▶ _What you have to do_: Lift out all lines below that contain "this".

▶ _Data records_:
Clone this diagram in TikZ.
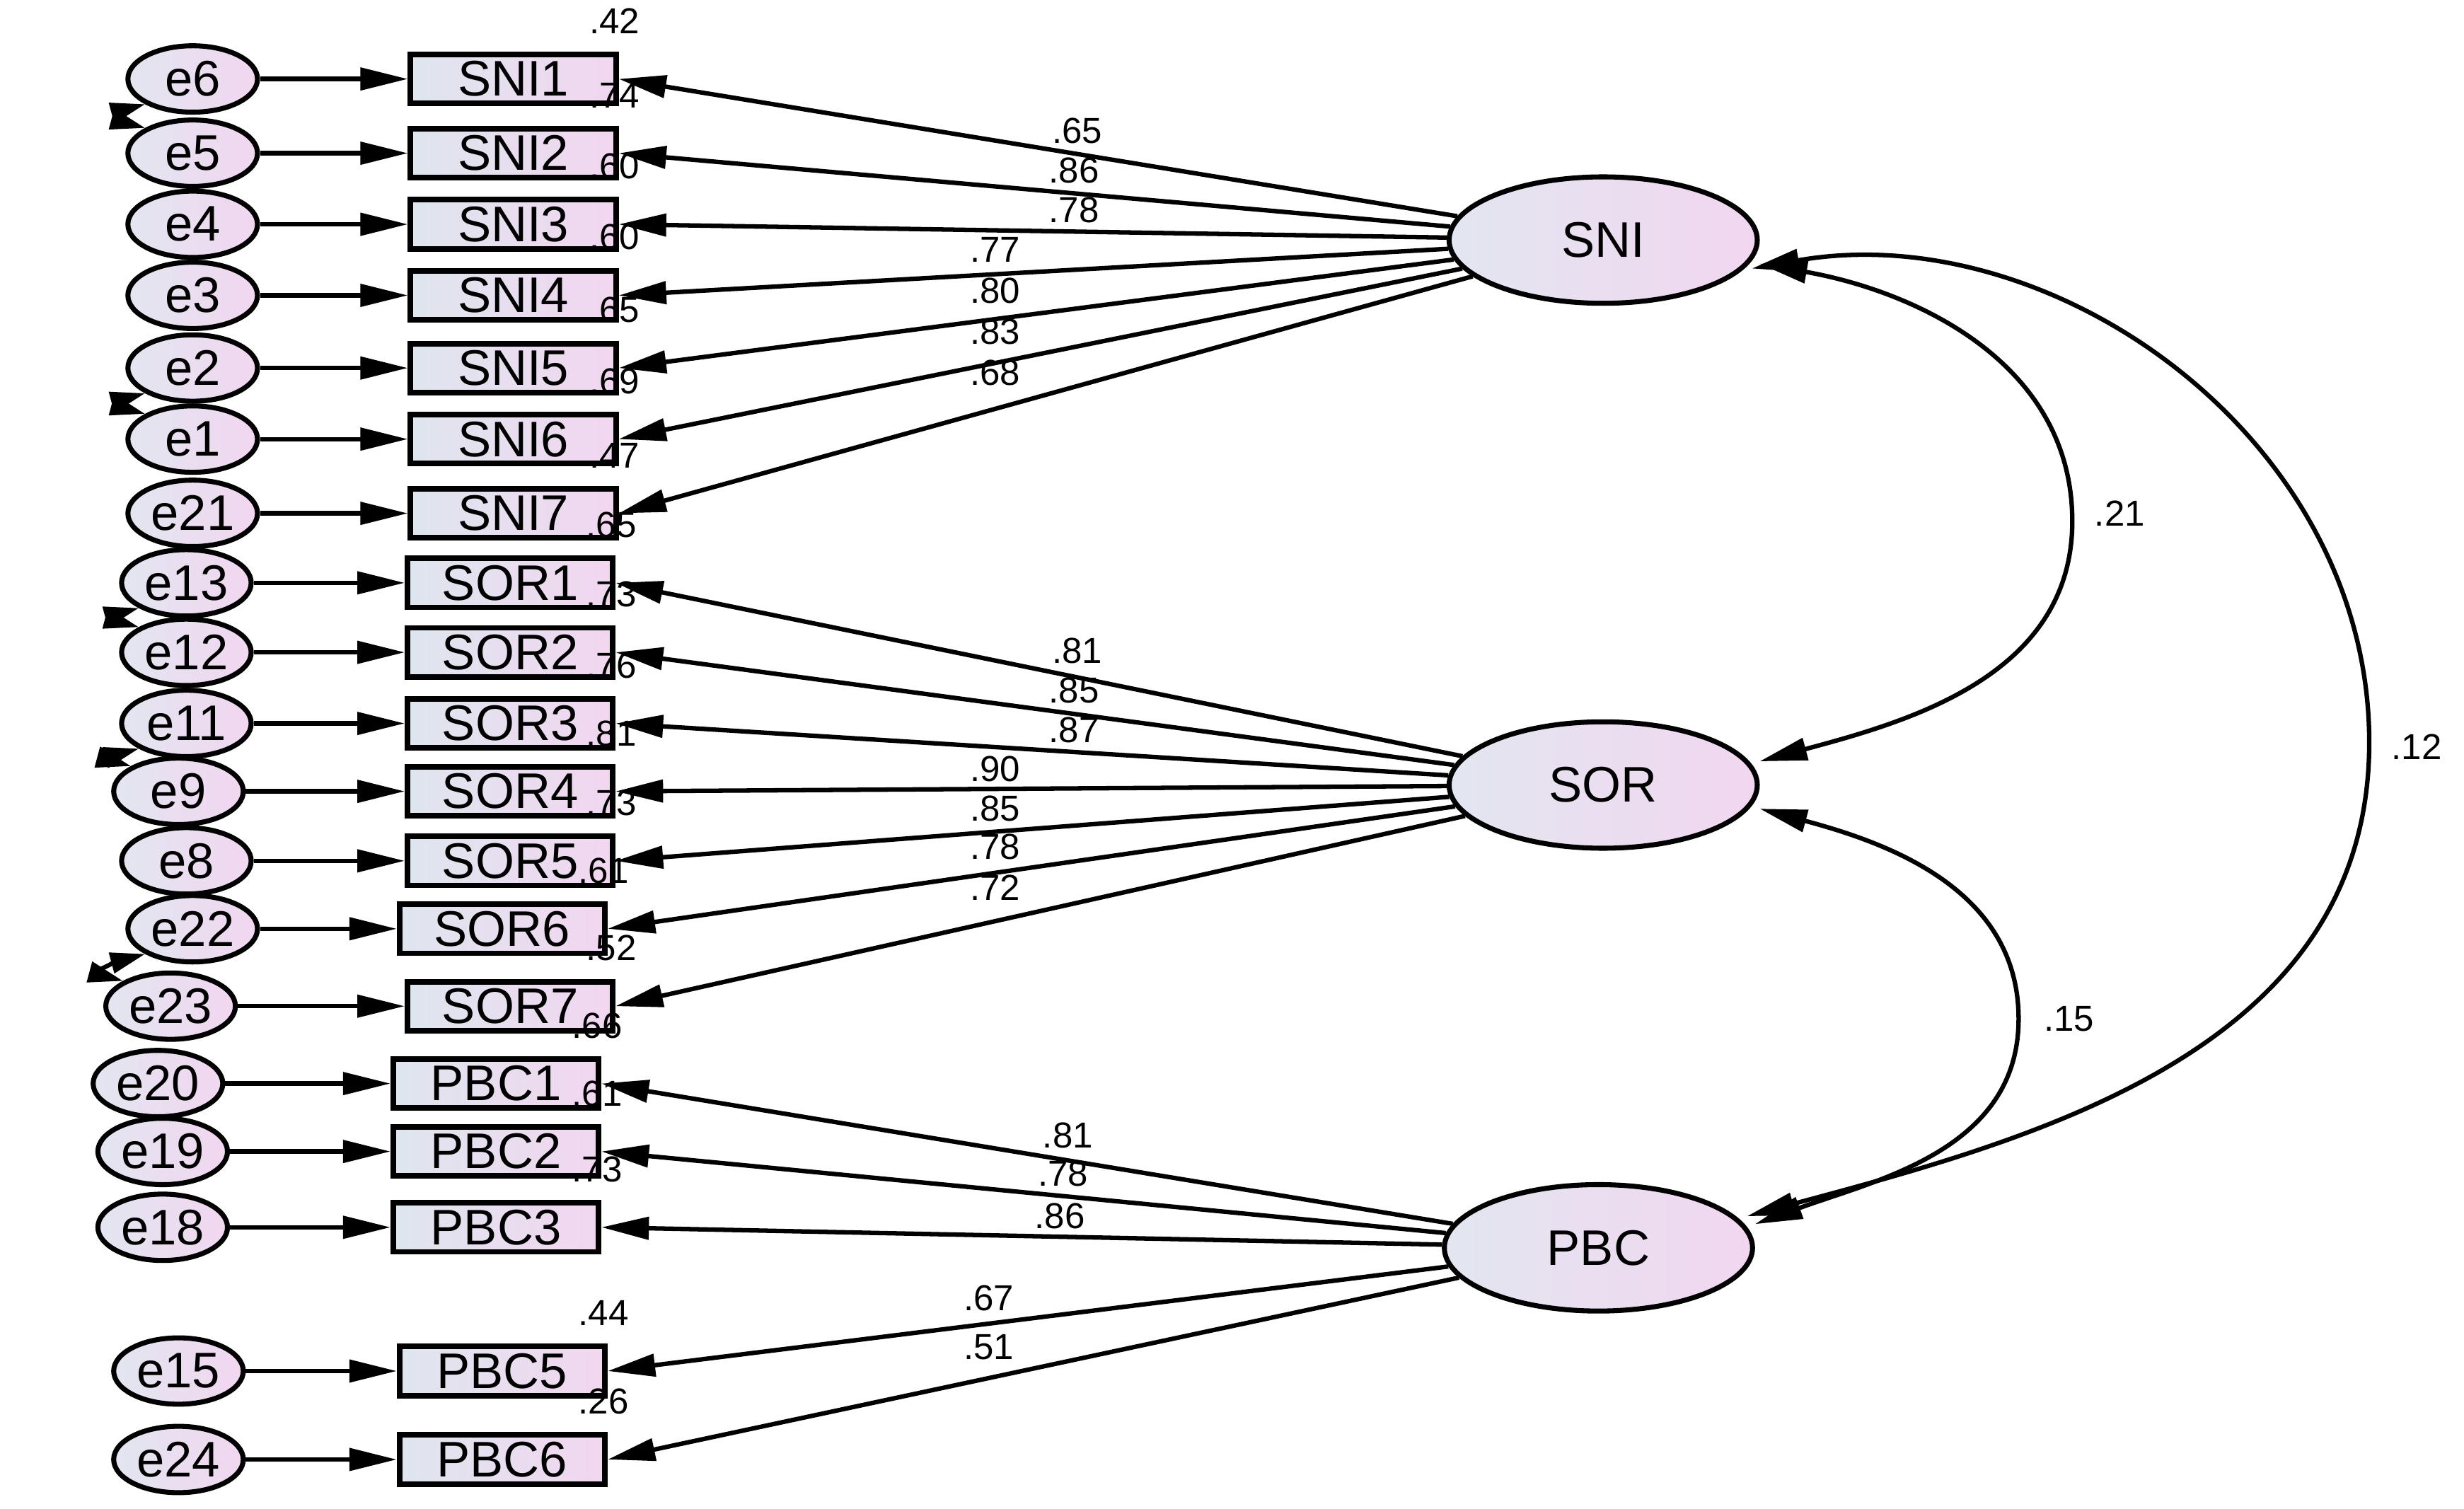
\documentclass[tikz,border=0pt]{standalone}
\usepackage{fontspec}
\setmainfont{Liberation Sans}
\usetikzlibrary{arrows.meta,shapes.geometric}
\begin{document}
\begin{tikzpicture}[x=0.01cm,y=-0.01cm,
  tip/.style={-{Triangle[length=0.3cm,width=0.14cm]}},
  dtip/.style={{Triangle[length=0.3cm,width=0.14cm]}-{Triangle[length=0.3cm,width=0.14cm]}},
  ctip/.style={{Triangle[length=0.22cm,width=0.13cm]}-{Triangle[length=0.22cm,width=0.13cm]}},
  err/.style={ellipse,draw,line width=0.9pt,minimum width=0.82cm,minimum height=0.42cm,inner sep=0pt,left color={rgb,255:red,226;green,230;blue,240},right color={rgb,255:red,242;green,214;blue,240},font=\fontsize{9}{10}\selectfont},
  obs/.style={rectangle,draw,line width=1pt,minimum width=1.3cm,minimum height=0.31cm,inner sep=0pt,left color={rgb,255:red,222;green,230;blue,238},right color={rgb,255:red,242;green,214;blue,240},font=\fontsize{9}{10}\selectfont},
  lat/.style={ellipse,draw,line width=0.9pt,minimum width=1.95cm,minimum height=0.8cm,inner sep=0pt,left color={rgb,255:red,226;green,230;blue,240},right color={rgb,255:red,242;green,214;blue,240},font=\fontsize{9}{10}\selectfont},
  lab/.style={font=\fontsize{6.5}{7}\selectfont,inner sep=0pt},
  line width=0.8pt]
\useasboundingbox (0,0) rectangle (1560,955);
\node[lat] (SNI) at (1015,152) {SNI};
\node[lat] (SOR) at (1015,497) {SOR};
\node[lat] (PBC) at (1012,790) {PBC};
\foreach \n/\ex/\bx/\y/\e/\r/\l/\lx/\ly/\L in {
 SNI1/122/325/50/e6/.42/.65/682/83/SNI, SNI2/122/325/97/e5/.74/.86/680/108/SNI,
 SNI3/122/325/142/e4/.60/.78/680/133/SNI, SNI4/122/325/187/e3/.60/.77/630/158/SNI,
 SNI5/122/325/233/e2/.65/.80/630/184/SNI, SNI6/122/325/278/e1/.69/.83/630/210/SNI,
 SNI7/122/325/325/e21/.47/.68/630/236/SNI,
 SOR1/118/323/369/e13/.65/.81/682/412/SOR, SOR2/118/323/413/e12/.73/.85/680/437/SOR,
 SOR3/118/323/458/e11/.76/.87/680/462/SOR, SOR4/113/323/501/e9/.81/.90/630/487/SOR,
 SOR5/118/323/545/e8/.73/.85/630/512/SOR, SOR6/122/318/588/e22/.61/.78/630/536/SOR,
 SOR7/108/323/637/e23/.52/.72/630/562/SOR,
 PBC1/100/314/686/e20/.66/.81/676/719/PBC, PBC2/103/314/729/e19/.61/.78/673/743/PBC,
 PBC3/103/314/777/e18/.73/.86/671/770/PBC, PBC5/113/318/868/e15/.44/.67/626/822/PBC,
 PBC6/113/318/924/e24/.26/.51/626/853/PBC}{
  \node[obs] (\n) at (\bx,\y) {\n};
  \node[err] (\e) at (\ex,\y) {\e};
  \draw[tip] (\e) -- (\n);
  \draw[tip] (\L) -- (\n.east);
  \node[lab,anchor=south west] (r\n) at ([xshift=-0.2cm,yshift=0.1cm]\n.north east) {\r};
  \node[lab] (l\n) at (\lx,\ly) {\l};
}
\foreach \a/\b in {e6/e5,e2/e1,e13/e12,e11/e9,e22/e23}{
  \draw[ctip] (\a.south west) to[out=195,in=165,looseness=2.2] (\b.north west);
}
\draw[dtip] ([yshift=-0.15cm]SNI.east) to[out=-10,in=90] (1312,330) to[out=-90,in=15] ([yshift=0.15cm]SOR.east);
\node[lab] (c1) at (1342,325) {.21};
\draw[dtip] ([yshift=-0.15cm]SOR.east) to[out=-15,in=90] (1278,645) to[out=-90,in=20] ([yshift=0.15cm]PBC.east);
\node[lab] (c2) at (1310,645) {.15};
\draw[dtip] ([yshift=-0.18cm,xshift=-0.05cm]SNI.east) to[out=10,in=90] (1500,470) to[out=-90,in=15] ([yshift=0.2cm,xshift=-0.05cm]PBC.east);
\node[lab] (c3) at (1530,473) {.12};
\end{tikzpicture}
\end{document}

---

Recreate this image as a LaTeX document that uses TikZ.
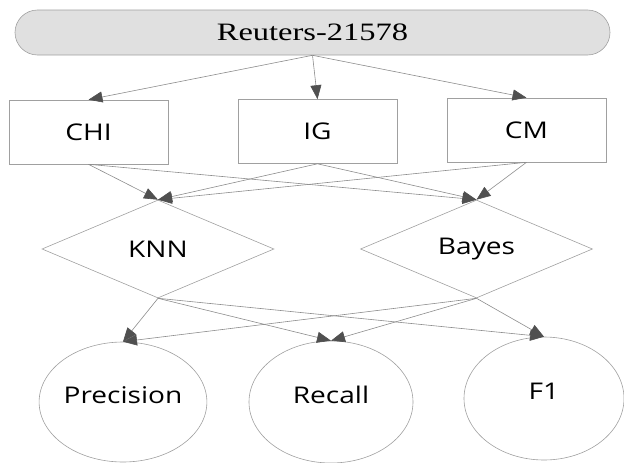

▶ _Task output_:
Clone this diagram in TikZ.
Recreate this image as a LaTeX document that uses TikZ.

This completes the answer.